Have you ever said something and wished it never came out of your mouth? What about posting something on your Facebook? They say once it’s on the Internet it never goes away. This weekend that was proven. Stephen Lane, the owner of Oxballs, wrote an article in Leatherati almost 7 years ago. This article pops up on social media regularly and did so again this weekend. It was shared and referenced many times in quite a few posts yesterday, both on Facebook and Twitter.

BY STEPHEN LANE, Owner Oxballs

I am sorry my words from back then are still hurting people. I have apologized in the past but I don’t think I could ever apologize enough. I was a very angry shitty person back then, ignorant about trans folks and selfish in my views. Below is a current heartfelt apology.

I believe I did reach out to Tyler by email about 2 months after I wrote those awful words but got no reply, I saw him at the next IML but didn’t think he would talk to me. I would love to apologize to him, if he is ok to talk to me.

About 7 years ago I wrote a letter expressing some awful ideas I had about IML becoming too inclusive. I regretted it days after it was published.

At that time I had so much fear that IML and the leather community I came out in was changing and I no longer would fit in. That group was the first place I felt accepted as a gay man in the late 1980’s.

What I didn’t realize is by becoming inclusive, having the entire gay and trans community in a safe fun sexy place, at events like these would bring more people into these events. These events for the most part can be a very welcoming wonderful group where everyone can have a community or create a circle of friends that support you for who you are, for all your kinks, where you can be what you want around others with similar interest or desires.
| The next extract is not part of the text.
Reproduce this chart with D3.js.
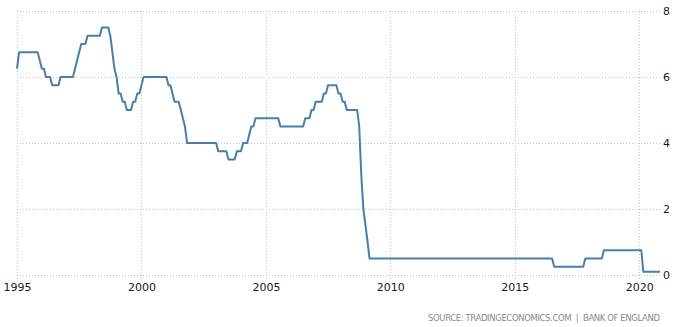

That’s what I found there.

When I said those things I was ignorant about what it means to be trans and be included at events like these or how marginalized trans folks felt in the gay community in general.

And I made it worse, my words hurt people I had no experience with, I passed judgement based on my own ignorance and intolerance and selfishly thought i was trying to keep these event the way I had experienced them so afraid change and inclusiveness would damage the experience I had previously been part of.

I got shredded for my statements and I deserved it. My first conversation was with a amazing trans man that told me his story, about his life, about trying to be accepted. He told me how much my words hurt him.

My arrogance, my lack of empathy, knowledge and anger were pure embarrassing stupidity, there isn’t much I’ve done in life that I regret more that what I said and the people I hurt saying those things.

I do realize what a idiot I was, and how stupid given that at my own company we’ve hired the entire spectrum of this community, straight, gay, lesbian, trans, questioning, young, old, friends, strangers. It’s an always evolving group that keeps what we do alive and always changing and fun.

I have been as big a part of the community as possible. We support events here in LA and across the country: charities that support young gays at risk, AIDS, support for trans. We supply product for fundraisers and toys for giveaways. Once a year we give 100% of sales online to charity that support our community.

None of this makes up for my awful words 10 years ago, but we are a company that cares about our community and I value what we can give back.

In the big picture what we manufacture, what we design and sell doesn’t mean much, the world will be fine if we don’t make a new cock ring or butt plug…but what I’m proud of is what we have done here for some great people–our employees, our friends, our customers and our community.

I understand if you are angry at what I said, how stupid I was, it’s not what I am now…I can’t apologize enough for the hurt those words caused.

Please let me know if there is anything I can do to make this better and take back the hurt I caused.